I got to thinking about barb's challenge and saw potential in this for a well-developed format that would meet it. First, here's what I inferred from folding_music's post:
- everyone builds decks not being sure which alternate win condition they're going to be dealt with.
- a single pile is built with alternate win conditions: barren glory, helix pinnacle, etc.
- a win condition gets revealed randomly from that pile at the start of the game.
- the game ends when every player has won during the same turn, or every player wins in a row during their own turns. players don't vanish once they win, so they can help others win after they've won themselves.
Here's how I'd develop it further into a format to match this challenge:
- There's about 40 alternate win conditions in the game. Several of them make you win. Build a pile out of most of them. I've put my drafted recommendations at the bottom of this post.
- As the game starts, create your objective deck: it is 5 cards randomly chosen from the list of win conditions and shuffled face down. Put a Doom Blade face down at the bottom. (Or your choice of some other thematic card: All is Dust, Wrath of God, etc.)
- At the start of the game, and every 5 rounds (or N*5 turns, where N is the number of players), deal out the top card of the objective deck into the objective zone, so that over the course of the game you'll have up to 5 win conditions available. These are the objective cards.
- Everyone "owns" each objective card. They may cast a copy of those cards any time (within timing rules) as long as they don't already control a spell or permanent that's a copy of that objective card.
- Players can can spend mana as though it were mana of any type (WUBRGC) to interact with the objective cards and their copies.
- The game ends in defeat for all players when any player loses the game, or when the Doom Blade is dealt into the objective zone at round 25.
- The game ends in victory for all players when, within the space of N consecutive turns, every player has won the game at least once, where N is the number of players. "Winning the game" is not victory, and doesn't mean anything except that you've contributed to potential victory. This means players stick around after they "win" and are available to help other players win.
- Players can play alternate win condition cards in their decks, but their "wins" only count if they share a name with a revealed objective card.
The objective is for all players to work together to achieve victory and avoid defeat.

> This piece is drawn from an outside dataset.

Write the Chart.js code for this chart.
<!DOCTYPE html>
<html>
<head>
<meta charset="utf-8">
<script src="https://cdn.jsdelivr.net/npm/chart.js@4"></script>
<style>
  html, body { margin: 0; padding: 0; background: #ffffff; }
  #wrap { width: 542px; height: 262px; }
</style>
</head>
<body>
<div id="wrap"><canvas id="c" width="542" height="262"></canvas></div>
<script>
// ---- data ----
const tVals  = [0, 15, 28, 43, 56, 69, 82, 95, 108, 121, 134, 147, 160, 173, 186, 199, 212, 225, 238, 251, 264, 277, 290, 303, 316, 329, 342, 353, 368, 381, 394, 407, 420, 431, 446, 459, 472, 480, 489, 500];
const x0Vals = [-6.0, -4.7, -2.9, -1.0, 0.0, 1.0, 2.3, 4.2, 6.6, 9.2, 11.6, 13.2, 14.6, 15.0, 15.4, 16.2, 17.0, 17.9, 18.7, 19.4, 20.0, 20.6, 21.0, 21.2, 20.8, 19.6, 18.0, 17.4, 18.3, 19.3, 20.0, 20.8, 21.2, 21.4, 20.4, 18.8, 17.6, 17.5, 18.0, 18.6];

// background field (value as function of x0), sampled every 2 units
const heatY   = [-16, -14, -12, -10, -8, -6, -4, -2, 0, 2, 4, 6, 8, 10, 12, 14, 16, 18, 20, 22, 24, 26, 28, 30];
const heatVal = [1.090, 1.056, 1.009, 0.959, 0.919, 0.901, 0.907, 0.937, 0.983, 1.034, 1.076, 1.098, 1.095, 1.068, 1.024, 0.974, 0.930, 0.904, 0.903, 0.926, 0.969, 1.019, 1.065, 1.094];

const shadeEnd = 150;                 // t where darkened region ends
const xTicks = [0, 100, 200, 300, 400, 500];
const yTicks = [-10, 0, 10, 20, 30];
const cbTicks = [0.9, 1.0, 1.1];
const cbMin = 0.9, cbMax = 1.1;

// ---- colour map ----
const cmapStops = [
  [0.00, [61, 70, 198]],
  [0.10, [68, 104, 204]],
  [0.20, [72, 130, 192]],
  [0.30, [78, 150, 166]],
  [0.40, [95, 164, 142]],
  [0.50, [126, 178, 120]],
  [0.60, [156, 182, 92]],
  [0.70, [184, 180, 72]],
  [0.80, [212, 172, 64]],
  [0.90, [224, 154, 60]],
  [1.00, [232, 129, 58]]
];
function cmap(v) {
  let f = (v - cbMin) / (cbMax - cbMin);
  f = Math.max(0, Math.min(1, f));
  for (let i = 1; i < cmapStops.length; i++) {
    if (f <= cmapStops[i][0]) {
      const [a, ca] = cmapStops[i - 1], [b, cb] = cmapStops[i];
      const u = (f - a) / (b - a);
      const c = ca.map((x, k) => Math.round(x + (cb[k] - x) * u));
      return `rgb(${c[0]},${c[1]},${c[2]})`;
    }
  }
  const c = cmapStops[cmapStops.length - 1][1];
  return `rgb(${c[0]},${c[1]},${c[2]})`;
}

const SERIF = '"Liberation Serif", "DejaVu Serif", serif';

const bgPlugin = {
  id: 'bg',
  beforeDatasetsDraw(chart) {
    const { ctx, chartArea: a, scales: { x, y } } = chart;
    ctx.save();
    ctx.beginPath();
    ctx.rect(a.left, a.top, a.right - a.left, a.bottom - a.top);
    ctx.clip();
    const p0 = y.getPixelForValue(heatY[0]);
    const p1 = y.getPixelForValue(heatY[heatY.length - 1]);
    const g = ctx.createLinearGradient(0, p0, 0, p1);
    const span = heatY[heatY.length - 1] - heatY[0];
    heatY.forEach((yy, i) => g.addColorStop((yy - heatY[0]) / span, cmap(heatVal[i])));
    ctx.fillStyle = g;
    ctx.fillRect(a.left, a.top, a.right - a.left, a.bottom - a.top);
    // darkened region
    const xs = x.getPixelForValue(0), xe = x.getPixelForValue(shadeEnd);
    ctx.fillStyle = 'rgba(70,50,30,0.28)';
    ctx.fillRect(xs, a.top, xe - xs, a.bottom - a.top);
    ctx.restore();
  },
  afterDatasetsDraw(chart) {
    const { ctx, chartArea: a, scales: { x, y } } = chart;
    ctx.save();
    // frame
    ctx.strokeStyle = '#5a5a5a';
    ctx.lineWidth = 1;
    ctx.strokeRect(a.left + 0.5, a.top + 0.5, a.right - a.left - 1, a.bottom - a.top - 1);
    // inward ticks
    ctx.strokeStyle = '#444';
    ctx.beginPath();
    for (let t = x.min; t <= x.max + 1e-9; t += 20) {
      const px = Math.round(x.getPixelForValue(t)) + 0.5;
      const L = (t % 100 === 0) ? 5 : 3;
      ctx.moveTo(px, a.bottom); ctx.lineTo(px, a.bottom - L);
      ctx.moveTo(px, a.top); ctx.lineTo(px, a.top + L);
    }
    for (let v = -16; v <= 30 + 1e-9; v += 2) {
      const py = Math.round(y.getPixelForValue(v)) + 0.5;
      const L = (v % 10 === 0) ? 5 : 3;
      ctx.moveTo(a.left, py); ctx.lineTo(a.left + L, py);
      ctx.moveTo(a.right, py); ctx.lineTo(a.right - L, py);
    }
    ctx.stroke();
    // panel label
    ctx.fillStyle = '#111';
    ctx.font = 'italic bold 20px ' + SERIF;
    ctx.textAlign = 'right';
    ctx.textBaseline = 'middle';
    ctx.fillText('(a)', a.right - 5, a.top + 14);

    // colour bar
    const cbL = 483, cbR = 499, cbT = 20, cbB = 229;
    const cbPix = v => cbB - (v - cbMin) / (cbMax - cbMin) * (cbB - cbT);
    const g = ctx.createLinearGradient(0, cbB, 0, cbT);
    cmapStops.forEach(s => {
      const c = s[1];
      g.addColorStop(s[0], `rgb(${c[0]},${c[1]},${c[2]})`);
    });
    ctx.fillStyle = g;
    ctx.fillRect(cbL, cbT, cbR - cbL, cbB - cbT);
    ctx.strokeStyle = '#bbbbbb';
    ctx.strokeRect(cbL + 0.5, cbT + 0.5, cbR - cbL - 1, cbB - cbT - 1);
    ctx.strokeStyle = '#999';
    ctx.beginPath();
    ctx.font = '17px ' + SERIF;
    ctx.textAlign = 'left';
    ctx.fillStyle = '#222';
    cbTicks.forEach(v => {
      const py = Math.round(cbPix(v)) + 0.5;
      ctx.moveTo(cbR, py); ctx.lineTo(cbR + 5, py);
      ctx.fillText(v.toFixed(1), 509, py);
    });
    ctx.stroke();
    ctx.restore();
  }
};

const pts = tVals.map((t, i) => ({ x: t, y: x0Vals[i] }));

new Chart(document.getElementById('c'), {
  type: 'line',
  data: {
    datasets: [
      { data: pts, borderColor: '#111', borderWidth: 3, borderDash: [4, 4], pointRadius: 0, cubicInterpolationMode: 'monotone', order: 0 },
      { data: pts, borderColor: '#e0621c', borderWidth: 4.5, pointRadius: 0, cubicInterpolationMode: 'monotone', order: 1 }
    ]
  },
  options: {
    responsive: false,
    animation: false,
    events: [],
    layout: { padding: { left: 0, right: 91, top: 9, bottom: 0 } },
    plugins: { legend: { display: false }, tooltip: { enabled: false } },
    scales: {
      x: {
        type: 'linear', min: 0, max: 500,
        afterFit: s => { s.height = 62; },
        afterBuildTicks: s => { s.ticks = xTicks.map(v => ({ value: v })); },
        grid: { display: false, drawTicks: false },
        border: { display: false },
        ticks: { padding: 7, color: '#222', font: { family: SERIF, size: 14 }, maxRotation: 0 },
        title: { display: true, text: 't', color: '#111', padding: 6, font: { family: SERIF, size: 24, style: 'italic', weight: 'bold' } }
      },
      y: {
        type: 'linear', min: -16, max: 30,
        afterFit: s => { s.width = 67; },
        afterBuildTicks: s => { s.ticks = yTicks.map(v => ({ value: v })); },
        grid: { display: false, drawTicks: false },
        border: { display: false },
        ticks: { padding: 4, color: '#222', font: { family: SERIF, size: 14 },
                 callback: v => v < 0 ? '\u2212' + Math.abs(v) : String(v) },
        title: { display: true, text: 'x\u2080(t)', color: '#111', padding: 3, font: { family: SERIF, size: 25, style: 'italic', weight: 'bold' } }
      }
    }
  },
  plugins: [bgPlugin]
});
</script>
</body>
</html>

Despite this there are no teams and all players remain opponents for rules purposes. This means they can attack each other with
Hellkite Tyrant for example.
Some further options that others brought up:
- The objective deck could be built like this: take 5 win conditions and shuffle the Doom Blade into them, then put that pile face down. Take another 5 win conditions, shuffle them, and put them on top. Now you have a pile of 11 cards. The first 5 are safe, but after that you might encounter the Doom Blade at any time. You could try to win before turn 25, or you could try to push your luck to make additional win conditions available.
- Instead of losing the moment the Doom Blade is dealt, once it's dealt you have N turns to win, where N is the number of players—giving you a last chance so to speak. Extra turns consume this allowance.

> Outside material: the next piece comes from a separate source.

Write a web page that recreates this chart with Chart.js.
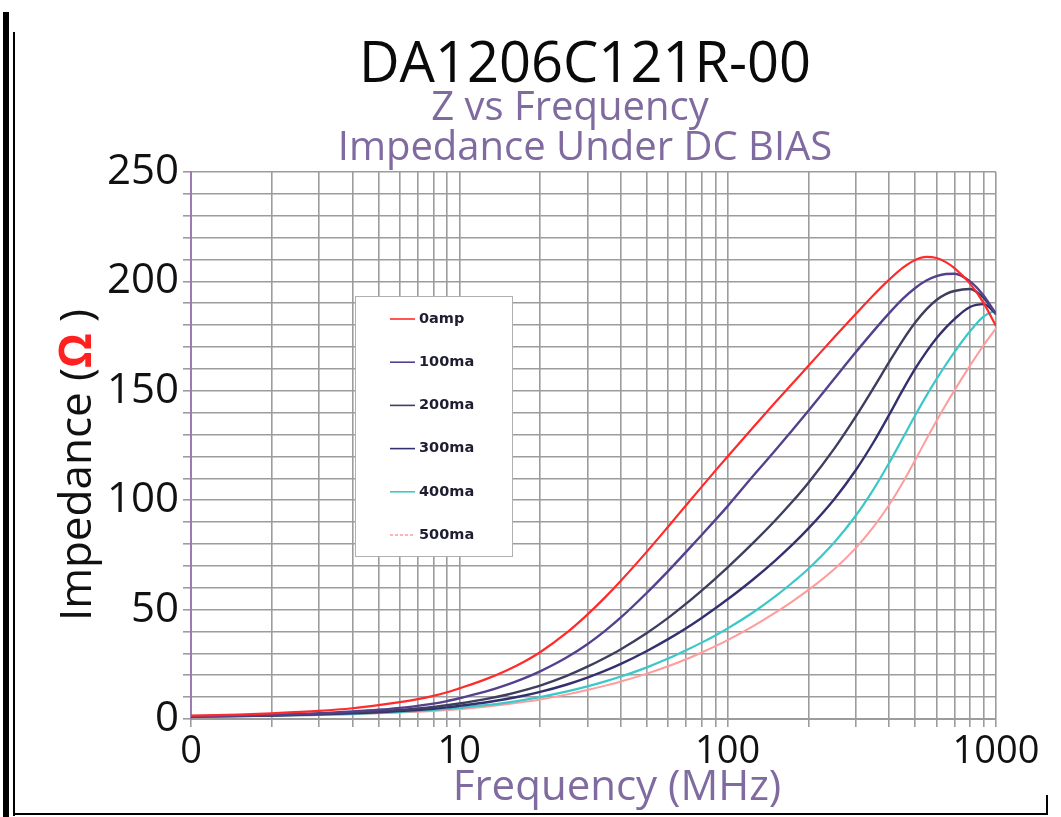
<!DOCTYPE html>
<html><head><meta charset="utf-8">
<script src="https://cdn.jsdelivr.net/npm/chart.js@4/dist/chart.umd.min.js"></script>
<style>
html,body{margin:0;padding:0;background:#fff;}
#wrap{position:relative;width:1061px;height:817px;overflow:hidden;background:#fff;}
canvas{position:absolute;left:0;top:0;}
.bar{position:absolute;background:#000;}
</style></head><body>
<div id="wrap">
<canvas id="c" width="1061" height="817"></canvas>
<div class="bar" style="left:3px;top:12px;width:6px;height:805px"></div>
<div class="bar" style="left:13px;top:32px;width:2px;height:784px"></div>
<div class="bar" style="left:13px;top:813px;width:1035px;height:2px"></div>
<div class="bar" style="left:1046px;top:795px;width:2px;height:20px"></div>
</div>
<script>
// ---- data ----
const chartTitle = 'DA1206C121R-00';
const subTitles = ['Z vs Frequency', 'Impedance Under DC BIAS'];
const xTitle = 'Frequency (MHz)';
const yTitleParts = ['Impedance (', 'Ω', ' )'];

const frequencies = [1, 1.5, 2, 3, 4, 5, 6, 7, 8, 9, 10, 12.5, 15, 17.5, 20, 25, 30, 35, 40, 50, 60, 70, 80, 90, 100, 125, 150, 175, 200, 250, 300, 350, 400, 450, 500, 550, 600, 650, 700, 800, 900, 1000];

const seriesLabels = ['0amp', '100ma', '200ma', '300ma', '400ma', '500ma'];
const z0amp  = [1.5, 2.0, 2.6, 3.7, 4.9, 6.3, 7.7, 9.1, 10.6, 12.2, 14, 18.1, 22.2, 26.3, 30.5, 39.2, 47.7, 55.7, 63.2, 76.5, 87.9, 97.7, 106.1, 113.5, 120.0, 133.6, 144.5, 153.6, 161.4, 174.6, 185.1, 193.8, 200.8, 206.3, 209.8, 211.2, 210.7, 208.8, 206.1, 199.0, 190.1, 179.6];
const z100ma = [1.3, 1.6, 1.9, 2.6, 3.4, 4.2, 5.1, 6.0, 7.0, 8.2, 9.5, 12.5, 15.6, 18.7, 21.8, 28.0, 34.2, 40.4, 46.4, 57.7, 67.6, 76.4, 84.1, 91.0, 97.3, 111.4, 122.6, 132.3, 140.9, 155.6, 167.6, 177.4, 185.5, 192.1, 197.0, 200.4, 202.4, 203.4, 203.5, 200.0, 193.5, 185.1];
const z200ma = [1.2, 1.45, 1.7, 2.3, 2.9, 3.5, 4.1, 4.8, 5.5, 6.3, 7.1, 9.1, 11.1, 13.2, 15.3, 19.6, 23.9, 28.0, 31.9, 39.3, 46.2, 52.7, 58.7, 64.2, 69.3, 80.7, 90.6, 99.6, 108.0, 123.7, 138.2, 151.4, 163.2, 173.2, 181.2, 187.2, 191.5, 194.2, 195.6, 196.5, 192.4, 185.1];
const z300ma = [1.1, 1.35, 1.6, 2.1, 2.6, 3.1, 3.6, 4.1, 4.65, 5.3, 6.0, 7.55, 9.13, 10.73, 12.36, 15.65, 18.93, 22.1, 25.2, 31.1, 36.5, 41.5, 46.2, 50.6, 54.7, 64.0, 72.3, 79.9, 87.1, 100.6, 113.7, 126.6, 139.1, 150.5, 160.1, 167.8, 174.0, 178.9, 182.8, 188.3, 189.6, 185.2];
const z400ma = [1.0, 1.25, 1.5, 1.9, 2.35, 2.8, 3.25, 3.7, 4.15, 4.6, 5.1, 6.3, 7.52, 8.77, 10.03, 12.5, 14.9, 17.2, 19.4, 23.6, 27.6, 31.4, 34.9, 38.2, 41.4, 48.9, 55.9, 62.5, 68.7, 80.8, 92.9, 105.1, 117.1, 128.5, 138.8, 147.7, 155.3, 161.9, 167.7, 177.2, 184.0, 186.8];
const z500ma = [1.0, 1.2, 1.4, 1.8, 2.2, 2.6, 3.0, 3.35, 3.7, 4.1, 4.5, 5.6, 6.72, 7.83, 8.94, 11.14, 13.25, 15.25, 17.15, 20.75, 24.1, 27.3, 30.4, 33.3, 36.1, 42.6, 48.5, 53.9, 59.0, 68.6, 78.1, 87.9, 97.9, 108.2, 118.4, 127.8, 136.2, 143.6, 150.2, 161.5, 170.9, 178.6];

const xGridValues = [1,2,3,4,5,6,7,8,9,10,20,30,40,50,60,70,80,90,100,200,300,400,500,600,700,800,900,1000];
const xTickValues = [1, 10, 100, 1000];
const xTickLabels = ['0', '10', '100', '1000'];
const yTickValues = [0, 50, 100, 150, 200, 250];

// ---- style ----
const seriesColors = ['#ff2a2a', '#55408e', '#3e3e5e', '#33306f', '#3cc8c8', '#ff9c9c'];
const seriesWidths = [2.2, 2.4, 2.4, 2.4, 2.2, 2];
const purple = '#7f6b9f';
const gridColor = '#9c9c9c';

const allSeries = [z0amp, z100ma, z200ma, z300ma, z400ma, z500ma];
const datasets = allSeries.map((vals, i) => ({
  label: seriesLabels[i],
  data: frequencies.map((f, j) => ({x: f, y: vals[j]})),
  borderColor: seriesColors[i],
  backgroundColor: seriesColors[i],
  borderWidth: seriesWidths[i],
  pointRadius: 0,
  fill: false,
  cubicInterpolationMode: 'monotone'
}));

const textPlugin = {
  id: 'texts',
  afterDraw(chart) {
    const ctx = chart.ctx;
    ctx.save();
    ctx.textAlign = 'center';
    ctx.textBaseline = 'alphabetic';
    ctx.fillStyle = '#0a0a0a';
    ctx.font = '56px "Open Sans"';
    ctx.fillText(chartTitle, 585, 82);
    ctx.fillStyle = purple;
    ctx.font = '40px "Open Sans"';
    ctx.fillText(subTitles[0], 570, 120);
    ctx.fillText(subTitles[1], 585, 160);
    ctx.font = '42px "Open Sans"';
    ctx.fillText(xTitle, 617, 800);
    // y title with red omega
    ctx.translate(91, 465);
    ctx.rotate(-Math.PI / 2);
    ctx.textAlign = 'left';
    const f0 = '44px "Open Sans"', f1 = 'bold 44px "Open Sans"';
    ctx.font = f0;
    const w0 = ctx.measureText(yTitleParts[0]).width;
    ctx.font = f1;
    const w1 = ctx.measureText(yTitleParts[1]).width;
    ctx.font = f0;
    const w2 = ctx.measureText(yTitleParts[2]).width;
    let x = -(w0 + w1 + w2) / 2;
    ctx.fillStyle = '#111';
    ctx.fillText(yTitleParts[0], x, 0);
    x += w0;
    ctx.font = f1;
    ctx.fillStyle = '#ff2020';
    ctx.fillText(yTitleParts[1], x, 0);
    x += w1;
    ctx.font = f0;
    ctx.fillStyle = '#111';
    ctx.fillText(yTitleParts[2], x, 0);
    ctx.restore();
  }
};

const legendPlugin = {
  id: 'boxLegend',
  afterDatasetsDraw(chart) {
    const ctx = chart.ctx;
    ctx.save();
    ctx.fillStyle = '#fff';
    ctx.fillRect(355, 296, 157, 260);
    ctx.strokeStyle = '#b0b0b0';
    ctx.lineWidth = 1;
    ctx.strokeRect(355.5, 296.5, 157, 260);
    ctx.font = 'bold 14.5px "DejaVu Sans"';
    ctx.textBaseline = 'middle';
    ctx.textAlign = 'left';
    chart.data.datasets.forEach((ds, i) => {
      const y = 319 + i * 43.2;
      ctx.strokeStyle = ds.borderColor;
      ctx.lineWidth = 1.6;
      ctx.setLineDash(i === 5 ? [3, 2] : []);
      ctx.beginPath();
      ctx.moveTo(390, y);
      ctx.lineTo(415, y);
      ctx.stroke();
      ctx.setLineDash([]);
      ctx.fillStyle = '#1e1e30';
      ctx.fillText(ds.label, 419, y);
    });
    ctx.restore();
  }
};

new Chart(document.getElementById('c'), {
  type: 'line',
  data: { datasets },
  options: {
    responsive: false,
    animation: false,
    devicePixelRatio: 1,
    layout: { padding: { left: 0, right: 65, top: 172, bottom: 0 } },
    plugins: { legend: { display: false }, title: { display: false }, tooltip: { enabled: false } },
    scales: {
      x: {
        type: 'logarithmic',
        min: 1, max: 1000,
        afterBuildTicks: s => { s.ticks = xGridValues.map(v => ({ value: v })); },
        afterFit: s => { s.height = 98; },
        ticks: {
          autoSkip: false, maxRotation: 0, minRotation: 0, padding: 2,
          font: { family: 'Open Sans', size: 38 }, color: '#111',
          callback: v => { const i = xTickValues.indexOf(v); return i >= 0 ? xTickLabels[i] : ''; }
        },
        grid: { color: gridColor, lineWidth: 1.6, tickLength: 8 },
        border: { color: gridColor, width: 2 }
      },
      y: {
        min: 0, max: 250,
        afterFit: s => { s.width = 191; },
        ticks: {
          stepSize: 10, autoSkip: false, padding: 4,
          font: { family: 'Open Sans', size: 42 }, color: '#111',
          callback: v => yTickValues.includes(v) ? String(v) : ''
        },
        grid: { color: gridColor, lineWidth: 1.6, tickLength: 8 },
        border: { color: '#9b7bb0', width: 2 }
      }
    }
  },
  plugins: [legendPlugin, textPlugin]
});
</script>
</body></html>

Anyway, implications and reasoning:
- Limiting you to 5 win conditions means you can't just bank on one specific win condition like Helix Pinnacle eventually appearing. It might not be in the pile at all.
- Imposing a time limit means you can't just pass turns forever chipping away at a win condition like Helix Pinnacle: you'll need to find a way to work faster at it than normal.

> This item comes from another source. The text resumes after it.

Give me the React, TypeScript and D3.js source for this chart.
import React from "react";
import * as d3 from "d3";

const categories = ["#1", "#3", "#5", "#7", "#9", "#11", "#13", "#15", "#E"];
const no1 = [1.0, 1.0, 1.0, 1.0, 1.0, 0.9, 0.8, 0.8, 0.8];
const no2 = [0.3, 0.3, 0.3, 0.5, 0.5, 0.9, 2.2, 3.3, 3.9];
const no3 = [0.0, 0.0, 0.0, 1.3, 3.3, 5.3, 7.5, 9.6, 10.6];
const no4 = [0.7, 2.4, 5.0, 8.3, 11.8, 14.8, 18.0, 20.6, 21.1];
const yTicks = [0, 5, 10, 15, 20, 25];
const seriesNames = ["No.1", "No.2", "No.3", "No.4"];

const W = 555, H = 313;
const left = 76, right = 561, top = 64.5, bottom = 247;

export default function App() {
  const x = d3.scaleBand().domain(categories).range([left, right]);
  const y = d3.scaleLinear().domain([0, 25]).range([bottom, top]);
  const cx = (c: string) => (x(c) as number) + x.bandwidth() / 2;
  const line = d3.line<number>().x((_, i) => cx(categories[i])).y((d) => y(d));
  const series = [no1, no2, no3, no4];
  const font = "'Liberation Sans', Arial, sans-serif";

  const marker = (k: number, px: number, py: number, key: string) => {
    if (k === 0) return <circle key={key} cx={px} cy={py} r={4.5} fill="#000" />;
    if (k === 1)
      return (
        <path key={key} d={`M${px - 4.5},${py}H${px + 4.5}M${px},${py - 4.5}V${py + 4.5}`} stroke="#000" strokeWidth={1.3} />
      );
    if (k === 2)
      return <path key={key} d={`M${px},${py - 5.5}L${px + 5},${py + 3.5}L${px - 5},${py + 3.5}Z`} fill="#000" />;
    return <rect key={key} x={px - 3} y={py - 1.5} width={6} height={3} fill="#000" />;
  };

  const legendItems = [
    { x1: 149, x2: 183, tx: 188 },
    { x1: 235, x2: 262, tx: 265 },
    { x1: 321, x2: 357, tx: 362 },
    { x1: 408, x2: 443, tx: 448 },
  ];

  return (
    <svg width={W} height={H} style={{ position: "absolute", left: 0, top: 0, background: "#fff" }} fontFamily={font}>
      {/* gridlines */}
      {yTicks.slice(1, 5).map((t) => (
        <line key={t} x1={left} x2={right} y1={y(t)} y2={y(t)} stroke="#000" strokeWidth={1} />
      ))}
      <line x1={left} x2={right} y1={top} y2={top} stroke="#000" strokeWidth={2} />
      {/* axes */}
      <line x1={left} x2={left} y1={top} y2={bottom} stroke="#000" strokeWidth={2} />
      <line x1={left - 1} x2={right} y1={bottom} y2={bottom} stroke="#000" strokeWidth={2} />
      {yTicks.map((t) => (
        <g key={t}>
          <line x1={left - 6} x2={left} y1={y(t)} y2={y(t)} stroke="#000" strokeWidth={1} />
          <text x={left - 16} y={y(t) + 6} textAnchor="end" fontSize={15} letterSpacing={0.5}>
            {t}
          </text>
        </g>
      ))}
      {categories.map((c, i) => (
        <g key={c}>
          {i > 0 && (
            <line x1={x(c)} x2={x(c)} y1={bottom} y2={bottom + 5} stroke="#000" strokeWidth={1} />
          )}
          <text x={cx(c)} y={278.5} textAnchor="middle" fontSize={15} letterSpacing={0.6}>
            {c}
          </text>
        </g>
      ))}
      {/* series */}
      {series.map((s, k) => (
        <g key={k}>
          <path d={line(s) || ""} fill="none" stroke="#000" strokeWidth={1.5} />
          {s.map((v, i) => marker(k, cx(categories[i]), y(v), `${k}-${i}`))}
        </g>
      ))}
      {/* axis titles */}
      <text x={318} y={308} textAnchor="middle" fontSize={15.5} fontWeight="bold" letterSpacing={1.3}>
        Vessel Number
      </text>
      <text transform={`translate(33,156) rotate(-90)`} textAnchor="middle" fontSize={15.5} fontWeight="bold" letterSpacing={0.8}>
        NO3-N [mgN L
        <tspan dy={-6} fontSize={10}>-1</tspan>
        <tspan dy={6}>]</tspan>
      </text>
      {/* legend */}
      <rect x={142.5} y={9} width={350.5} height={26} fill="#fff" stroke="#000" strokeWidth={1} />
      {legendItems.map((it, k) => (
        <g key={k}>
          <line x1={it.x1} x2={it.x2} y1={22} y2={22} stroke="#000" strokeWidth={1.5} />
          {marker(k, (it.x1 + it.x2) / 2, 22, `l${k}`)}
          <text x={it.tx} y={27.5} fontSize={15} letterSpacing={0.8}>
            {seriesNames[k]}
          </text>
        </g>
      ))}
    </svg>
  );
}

- Multiple possible win conditions being available means you're not stalled if you can't work with the first win condition that came up. Naturally you're not also locked out of options by color.
- The limit to casting only one copy of an objective card means that everyone can own a Barren Glory, but you can't just cast four copies of Biovisionary—you can get one, but you'll have to sort the others out yourself.
- Everyone doesn't have to win by the same win condition; players can pursue different win conditions.